The removal of contaminants from public drinking water systems in the US is mandated by the Environmental Protection Agency’s (EPA) National Primary Drinking Water Regulations. These are legally enforceable standards that protect public health by limiting the levels of contaminants in drinking water. Similar regulations are managed by agencies worldwide to protect their citizens from drinking water contamination.

There are a plethora of drinking water contaminant removal technologies that public and private water systems use to comply with the EPA’s drinking water regulations. These include reverse osmosis, membrane, nanofiltration, ultrafiltration, chlorine disinfection, UV disinfection and Ozone-based disinfection practices.

The EPA’s list of drinking water contaminants is organized into six types of contaminants and lists each contaminant along with its Maximum Contaminant Level (MCL), some of the potential health effects from long-term exposure above the MCL and the probable source of the drinking water contaminant.

The six types of contaminants are microorganisms, disinfectants, disinfection byproducts, inorganic chemicals, organic chemicals and radionuclides.

Examples of microbiological, organic contaminants are Cryptosporidium and Giardia lamblia. Both of these microorganic pathogens are found in human or animal fecal waste and cause gastrointestinal illness, such as diarrhea and vomiting.

A common disinfectant used in municipal drinking water treatment to disinfect microorganisms is chlorine. The EPA’s primary drinking water regulations require drinking water treatment plants to maintain a maximum disinfectant residual level (MDRL) for chlorine of 4.0 milligrams per liter (mg/L).
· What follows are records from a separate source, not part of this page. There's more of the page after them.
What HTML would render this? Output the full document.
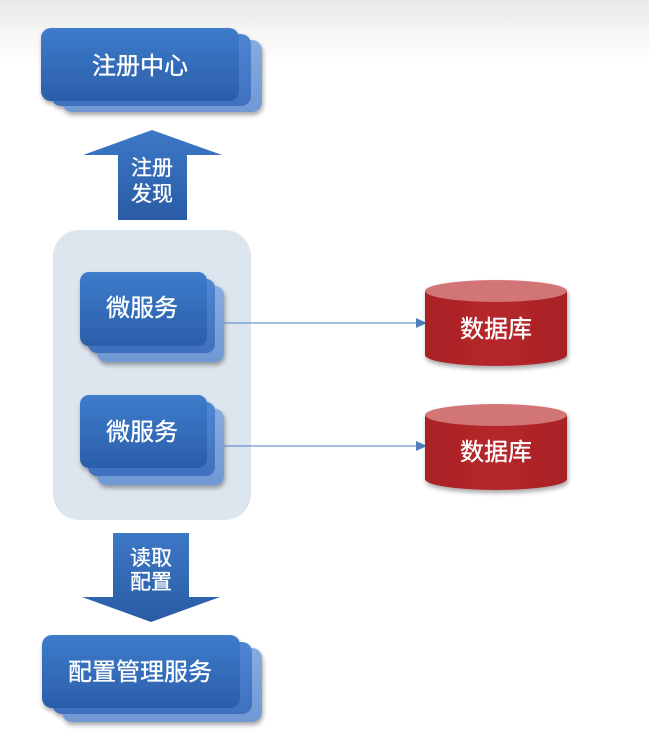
<!DOCTYPE html>
<html><head><meta charset="utf-8">
<style>
html,body{margin:0;padding:0;}
body{width:649px;height:733px;overflow:hidden;background:linear-gradient(#e9e9e9 0px,#f6f6f6 35px,#ffffff 65px,#ffffff 733px);}
svg{display:block;}
text{font-family:"Liberation Sans","Noto Sans CJK SC",sans-serif;fill:#ffffff;stroke:#ffffff;stroke-width:0.35;}
</style></head>
<body>
<svg width="649" height="733" viewBox="0 0 649 733" xmlns="http://www.w3.org/2000/svg">
<defs>
<linearGradient id="bf" x1="0" y1="0" x2="0" y2="1">
<stop offset="0" stop-color="#3d7ccb"/><stop offset="1" stop-color="#2b5ea9"/>
</linearGradient>
<linearGradient id="b2" x1="0" y1="0" x2="0" y2="1">
<stop offset="0" stop-color="#4f86d3"/><stop offset="1" stop-color="#3f70bd"/>
</linearGradient>
<linearGradient id="b3" x1="0" y1="0" x2="0" y2="1">
<stop offset="0" stop-color="#86abdf"/><stop offset="1" stop-color="#7098d3"/>
</linearGradient>
<linearGradient id="ar" x1="0" y1="0" x2="0" y2="1">
<stop offset="0" stop-color="#3c78c6"/><stop offset="1" stop-color="#2a5ba5"/>
</linearGradient>
<linearGradient id="cyl" x1="0" y1="0" x2="1" y2="0">
<stop offset="0" stop-color="#a82024"/><stop offset="0.5" stop-color="#b6282b"/><stop offset="1" stop-color="#a82024"/>
</linearGradient>
<filter id="sh" x="-20%" y="-20%" width="150%" height="160%">
<feGaussianBlur in="SourceAlpha" stdDeviation="2.5"/>
<feOffset dx="1" dy="3" result="o"/>
<feComponentTransfer><feFuncA type="linear" slope="0.35"/></feComponentTransfer>
<feMerge><feMergeNode/><feMergeNode in="SourceGraphic"/></feMerge>
</filter>
</defs>

<!-- Registry center -->
<g filter="url(#sh)">
<rect x="62" y="40" width="200" height="72" rx="10" fill="url(#b3)"/>
<rect x="51" y="34" width="200" height="72" rx="10" fill="url(#b2)"/>
<rect x="41" y="28" width="198" height="73" rx="10" fill="url(#bf)"/>
</g>
<text x="140" y="74" font-size="24" text-anchor="middle">注册中心</text>

<!-- Up arrow -->
<polygon points="152,130 222,155 187,155 187,220 118,220 118,155 83,155" fill="url(#ar)"/>
<text x="152" y="175" font-size="21" text-anchor="middle">注册</text>
<text x="152" y="201" font-size="21" text-anchor="middle">发现</text>

<!-- Panel -->
<rect x="53" y="230" width="198" height="290" rx="26" fill="#dde5ef"/>

<!-- Microservice 1 -->
<g filter="url(#sh)">
<rect x="97" y="286" width="127" height="76" rx="9" fill="url(#b3)"/>
<rect x="88" y="279" width="127" height="74" rx="9" fill="url(#b2)"/>
<rect x="80" y="272" width="127" height="74" rx="9" fill="url(#bf)"/>
</g>
<text x="142" y="316" font-size="24" text-anchor="middle">微服务</text>

<!-- Microservice 2 -->
<g filter="url(#sh)">
<rect x="97" y="409" width="127" height="76" rx="9" fill="url(#b3)"/>
<rect x="88" y="402" width="127" height="74" rx="9" fill="url(#b2)"/>
<rect x="80" y="395" width="127" height="73" rx="9" fill="url(#bf)"/>
</g>
<text x="142" y="440" font-size="24" text-anchor="middle">微服务</text>

<!-- Connectors -->
<line x1="224" y1="323" x2="418" y2="323" stroke="#4f7fbd" stroke-width="1"/>
<polygon points="416,318 427,323 416,328" fill="#4f7fbd"/>
<line x1="224" y1="446" x2="418" y2="446" stroke="#4f7fbd" stroke-width="1"/>
<polygon points="416,441 427,446 416,451" fill="#4f7fbd"/>

<!-- DB 1 -->
<g filter="url(#sh)">
<path d="M425,291 L425,355 A71,11 0 0 0 567,355 L567,291 Z" fill="url(#cyl)"/>
<ellipse cx="496" cy="291" rx="71" ry="11" fill="#d27476"/>
</g>
<text x="496" y="337" font-size="24" text-anchor="middle">数据库</text>

<!-- DB 2 -->
<g filter="url(#sh)">
<path d="M425,415 L425,479 A71,11 0 0 0 567,479 L567,415 Z" fill="url(#cyl)"/>
<ellipse cx="496" cy="415" rx="71" ry="11" fill="#d27476"/>
</g>
<text x="496" y="460" font-size="24" text-anchor="middle">数据库</text>

<!-- Down arrow -->
<polygon points="113,533 189,533 189,597 220,597 151,622 82,597 113,597" fill="url(#ar)"/>
<text x="151" y="565" font-size="21" text-anchor="middle">读取</text>
<text x="151" y="589" font-size="21" text-anchor="middle">配置</text>

<!-- Config management -->
<g filter="url(#sh)">
<rect x="62" y="648" width="200" height="74" rx="10" fill="url(#b3)"/>
<rect x="52" y="642" width="200" height="72" rx="10" fill="url(#b2)"/>
<rect x="42" y="635" width="198" height="73" rx="10" fill="url(#bf)"/>
</g>
<text x="140" y="680" font-size="24" text-anchor="middle">配置管理服务</text>
</svg>
</body></html>
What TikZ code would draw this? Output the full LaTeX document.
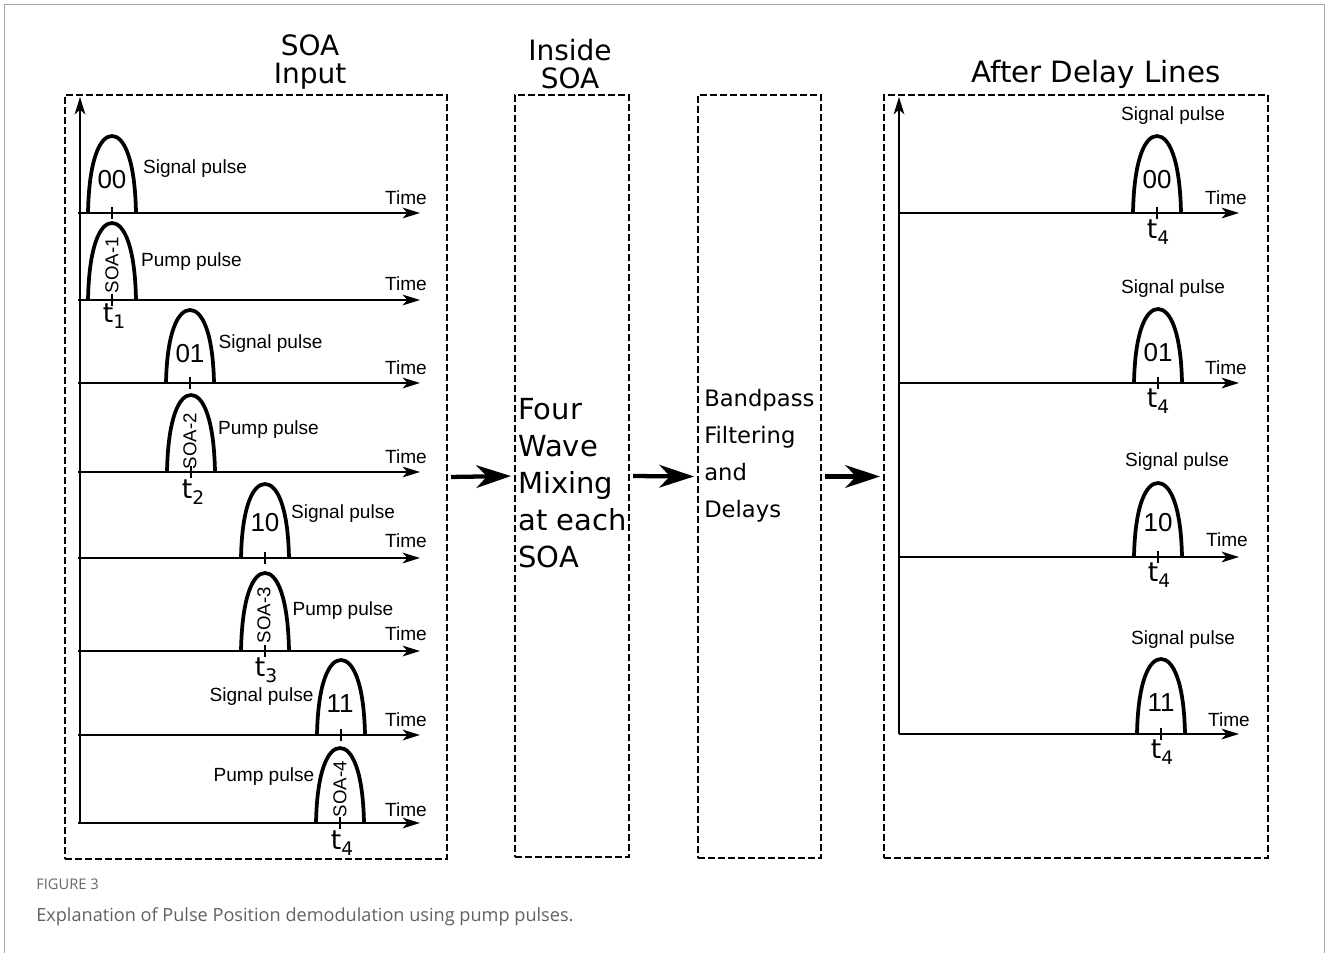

Some of the detrimental health effects of chlorine above the MCL are eye irritation and stomach discomfort.

Similarly, byproducts from the chlorine-based disinfection methods used by public water systems to remove contaminants can be contaminants in their own right if not removed from the drinking water prior to it being released into the distribution system. Examples of disinfection byproducts include bromate, chlorite and total trihalomethanes (TTHMs). Not removed from drinking water, these disinfection byproducts can increase risk of cancer and cause central nervous system issues.

Chemical contamination of drinking water can be caused by inorganic chemicals such as arsenic, barium lead, mercury and cadmium or organic chemicals such as benzene, dichloroethane and other carbon-derived compounds. These chemicals get into source water through a variety of natural and industrial processes. Arsenic for example is present in source water through the erosion of natural deposits.  Many of the chemical contaminants are derived from industrial wastewater such as discharges from petroleum refineries, steel or pulp mills or the corrosion of asbestos cement water mains or galvanized pipes.

Radium and uranium are examples of radionuclides. Radium 226 and Radium 228 must be removed to a level of 5 picocuries/liter (PCI/L) and Uranium to a level of 30 micrograms/liter (30 ug/L).